Begin at the first line of the data and copy each line through the one containing "var yTicks = [0.2, 0.4, 0.6, 0.8, 1.0];", that line included, with no pictures.
┌────────
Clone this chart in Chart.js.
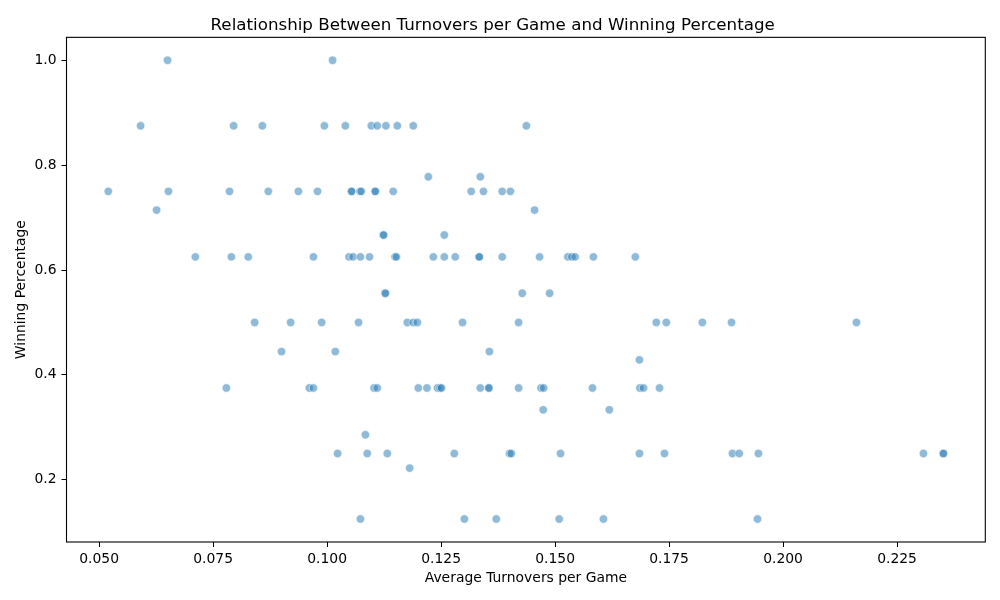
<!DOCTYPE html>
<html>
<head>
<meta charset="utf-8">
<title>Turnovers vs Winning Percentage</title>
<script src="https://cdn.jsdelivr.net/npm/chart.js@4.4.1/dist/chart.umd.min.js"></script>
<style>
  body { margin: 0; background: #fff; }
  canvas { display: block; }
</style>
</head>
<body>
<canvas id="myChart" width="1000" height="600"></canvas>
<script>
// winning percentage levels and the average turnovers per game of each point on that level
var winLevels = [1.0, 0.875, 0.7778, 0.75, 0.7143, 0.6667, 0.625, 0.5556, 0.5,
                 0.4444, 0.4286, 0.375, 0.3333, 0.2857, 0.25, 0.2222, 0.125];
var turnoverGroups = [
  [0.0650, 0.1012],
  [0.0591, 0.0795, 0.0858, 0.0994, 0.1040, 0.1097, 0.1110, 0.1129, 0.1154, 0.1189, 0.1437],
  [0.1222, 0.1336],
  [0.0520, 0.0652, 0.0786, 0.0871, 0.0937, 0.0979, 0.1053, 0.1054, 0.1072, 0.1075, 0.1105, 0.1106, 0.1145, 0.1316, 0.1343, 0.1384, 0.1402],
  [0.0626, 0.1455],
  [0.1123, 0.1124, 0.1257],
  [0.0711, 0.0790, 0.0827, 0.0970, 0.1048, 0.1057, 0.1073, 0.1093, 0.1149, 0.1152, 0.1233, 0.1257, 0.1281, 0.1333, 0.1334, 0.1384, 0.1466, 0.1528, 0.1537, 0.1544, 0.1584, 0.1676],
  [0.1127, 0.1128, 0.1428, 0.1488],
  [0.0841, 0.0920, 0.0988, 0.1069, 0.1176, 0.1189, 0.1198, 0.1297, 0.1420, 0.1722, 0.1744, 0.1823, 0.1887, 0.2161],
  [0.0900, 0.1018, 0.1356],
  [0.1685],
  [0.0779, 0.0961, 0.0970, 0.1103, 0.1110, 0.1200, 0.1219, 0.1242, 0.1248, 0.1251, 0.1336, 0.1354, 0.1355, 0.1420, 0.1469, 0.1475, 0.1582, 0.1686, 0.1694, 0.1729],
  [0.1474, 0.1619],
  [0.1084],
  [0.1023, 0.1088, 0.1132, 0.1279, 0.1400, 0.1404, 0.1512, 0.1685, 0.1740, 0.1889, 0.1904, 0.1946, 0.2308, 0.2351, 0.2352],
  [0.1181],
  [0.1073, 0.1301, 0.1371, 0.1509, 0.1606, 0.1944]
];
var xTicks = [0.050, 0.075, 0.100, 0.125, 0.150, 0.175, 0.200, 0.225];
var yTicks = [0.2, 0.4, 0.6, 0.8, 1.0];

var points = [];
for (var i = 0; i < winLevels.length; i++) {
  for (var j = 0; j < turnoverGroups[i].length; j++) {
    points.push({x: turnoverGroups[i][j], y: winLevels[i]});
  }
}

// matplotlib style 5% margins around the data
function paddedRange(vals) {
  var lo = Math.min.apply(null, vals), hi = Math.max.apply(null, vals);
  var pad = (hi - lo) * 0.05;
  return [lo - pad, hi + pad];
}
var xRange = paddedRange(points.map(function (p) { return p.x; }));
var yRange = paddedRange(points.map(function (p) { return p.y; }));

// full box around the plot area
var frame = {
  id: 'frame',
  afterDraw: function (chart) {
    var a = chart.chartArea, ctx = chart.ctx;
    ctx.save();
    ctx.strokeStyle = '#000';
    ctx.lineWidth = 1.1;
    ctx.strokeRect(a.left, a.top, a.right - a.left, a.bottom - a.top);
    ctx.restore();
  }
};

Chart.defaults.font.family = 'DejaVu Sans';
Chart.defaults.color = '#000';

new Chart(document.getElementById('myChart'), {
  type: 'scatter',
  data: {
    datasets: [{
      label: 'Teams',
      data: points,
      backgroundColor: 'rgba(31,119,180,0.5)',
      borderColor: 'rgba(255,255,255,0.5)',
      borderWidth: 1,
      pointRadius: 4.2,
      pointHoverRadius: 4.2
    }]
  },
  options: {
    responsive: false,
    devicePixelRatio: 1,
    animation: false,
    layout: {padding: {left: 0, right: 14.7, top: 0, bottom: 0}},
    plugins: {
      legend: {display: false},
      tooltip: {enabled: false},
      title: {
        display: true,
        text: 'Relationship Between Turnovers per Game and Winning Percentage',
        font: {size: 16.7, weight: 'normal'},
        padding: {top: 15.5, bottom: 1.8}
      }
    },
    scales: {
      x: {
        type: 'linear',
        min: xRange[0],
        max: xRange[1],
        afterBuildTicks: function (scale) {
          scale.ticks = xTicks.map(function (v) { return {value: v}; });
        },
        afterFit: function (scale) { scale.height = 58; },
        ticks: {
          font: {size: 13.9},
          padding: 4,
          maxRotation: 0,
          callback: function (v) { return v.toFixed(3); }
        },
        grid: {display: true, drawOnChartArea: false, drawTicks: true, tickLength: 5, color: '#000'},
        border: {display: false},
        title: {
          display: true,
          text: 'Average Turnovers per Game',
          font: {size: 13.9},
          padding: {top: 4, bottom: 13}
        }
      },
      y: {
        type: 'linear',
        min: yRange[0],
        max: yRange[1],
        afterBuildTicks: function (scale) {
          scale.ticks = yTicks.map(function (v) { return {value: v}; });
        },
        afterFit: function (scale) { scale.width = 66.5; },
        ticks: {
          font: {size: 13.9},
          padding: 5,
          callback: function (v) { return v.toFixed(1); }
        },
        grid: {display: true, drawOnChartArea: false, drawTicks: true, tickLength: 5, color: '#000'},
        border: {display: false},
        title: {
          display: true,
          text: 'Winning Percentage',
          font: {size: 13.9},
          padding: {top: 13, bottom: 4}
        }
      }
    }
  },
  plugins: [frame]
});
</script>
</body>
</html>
└────────
RIGHT ANSWER:
Clone this chart in Chart.js.
<!DOCTYPE html>
<html>
<head>
<meta charset="utf-8">
<title>Turnovers vs Winning Percentage</title>
<script src="https://cdn.jsdelivr.net/npm/chart.js@4.4.1/dist/chart.umd.min.js"></script>
<style>
  body { margin: 0; background: #fff; }
  canvas { display: block; }
</style>
</head>
<body>
<canvas id="myChart" width="1000" height="600"></canvas>
<script>
// winning percentage levels and the average turnovers per game of each point on that level
var winLevels = [1.0, 0.875, 0.7778, 0.75, 0.7143, 0.6667, 0.625, 0.5556, 0.5,
                 0.4444, 0.4286, 0.375, 0.3333, 0.2857, 0.25, 0.2222, 0.125];
var turnoverGroups = [
  [0.0650, 0.1012],
  [0.0591, 0.0795, 0.0858, 0.0994, 0.1040, 0.1097, 0.1110, 0.1129, 0.1154, 0.1189, 0.1437],
  [0.1222, 0.1336],
  [0.0520, 0.0652, 0.0786, 0.0871, 0.0937, 0.0979, 0.1053, 0.1054, 0.1072, 0.1075, 0.1105, 0.1106, 0.1145, 0.1316, 0.1343, 0.1384, 0.1402],
  [0.0626, 0.1455],
  [0.1123, 0.1124, 0.1257],
  [0.0711, 0.0790, 0.0827, 0.0970, 0.1048, 0.1057, 0.1073, 0.1093, 0.1149, 0.1152, 0.1233, 0.1257, 0.1281, 0.1333, 0.1334, 0.1384, 0.1466, 0.1528, 0.1537, 0.1544, 0.1584, 0.1676],
  [0.1127, 0.1128, 0.1428, 0.1488],
  [0.0841, 0.0920, 0.0988, 0.1069, 0.1176, 0.1189, 0.1198, 0.1297, 0.1420, 0.1722, 0.1744, 0.1823, 0.1887, 0.2161],
  [0.0900, 0.1018, 0.1356],
  [0.1685],
  [0.0779, 0.0961, 0.0970, 0.1103, 0.1110, 0.1200, 0.1219, 0.1242, 0.1248, 0.1251, 0.1336, 0.1354, 0.1355, 0.1420, 0.1469, 0.1475, 0.1582, 0.1686, 0.1694, 0.1729],
  [0.1474, 0.1619],
  [0.1084],
  [0.1023, 0.1088, 0.1132, 0.1279, 0.1400, 0.1404, 0.1512, 0.1685, 0.1740, 0.1889, 0.1904, 0.1946, 0.2308, 0.2351, 0.2352],
  [0.1181],
  [0.1073, 0.1301, 0.1371, 0.1509, 0.1606, 0.1944]
];
var xTicks = [0.050, 0.075, 0.100, 0.125, 0.150, 0.175, 0.200, 0.225];
var yTicks = [0.2, 0.4, 0.6, 0.8, 1.0];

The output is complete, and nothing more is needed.